Ora este fator também baralha as contas, que nas duas corridas que deram a vitória a Marcelo Rebelo de Sousa tinham deixado a área socialista enfraquecida. Em 2016, os socialistas não apoiaram oficialmente nenhum nome, embora boa parte do aparelho estivesse com António Sampaio da Nóvoa, e a votação acabou por partir-se entre o professor universitário (23%) e a antiga presidente do PS Maria de Belém Roseira (4,24%), além dos nomes apoiados pelos restantes partidos de esquerda (com Marisa Matias a conseguir uns históricos 10%).
Já em 2020, aquando da reeleição do Presidente da República, o PS deu ainda mais por perdida a corrida e António Costa encarregou-se mesmo de lançar a recandidatura de Marcelo Rebelo de Sousa, numa visita conjunta à Autoeuropa oito meses antes das eleições. Como o próprio Marcelo viria a admitir, ficava nesse momento visto como um candidato que era também do PS, apesar de contar com o apoio oficial de PSD e CDS. Da área socialista avançaria Ana Gomes, mas sem o apoio do partido (e com o apoio individual de Pedro Nuno Santos), conquistando 12,96% dos votos. Nesse tabuleiro já entraria André Ventura, com 11,93% dos votos; o candidato liberal Tiago Mayan Gonçalves (3,23%); e uma esquerda mais diminuída (somados, João Ferreira e Marisa Matias não chegariam aos 10%).

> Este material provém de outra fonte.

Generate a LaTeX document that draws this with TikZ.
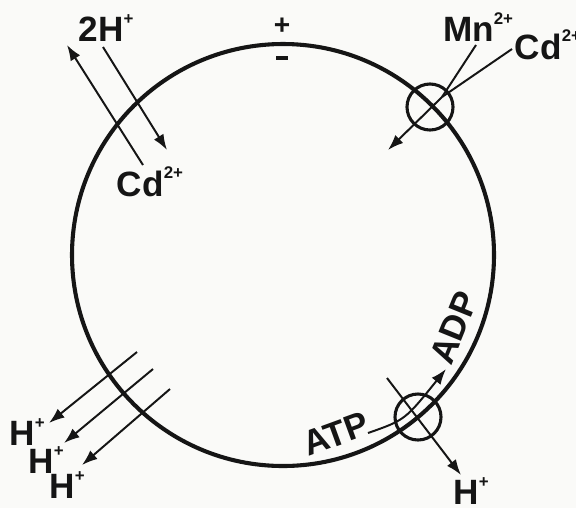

Com o fim do ciclo Marcelo e um Governo de direita no poder (é sempre repetida nos corredores a teoria de que os portugueses não gostam de pôr os ovos todos no mesmo cesto e aproveitam estas eleições para equilibrar os poderes, exceção feita à dupla Jorge Sampaio/António Guterres), os socialistas acreditam que têm em mãos uma oportunidade de acabar com um jejum de duas décadas e voltar a Belém. Mas não antecipam uma corrida fácil — nem, a esta distância e com os nomes que vão surgindo nos bastidores da política, um resultado imediato.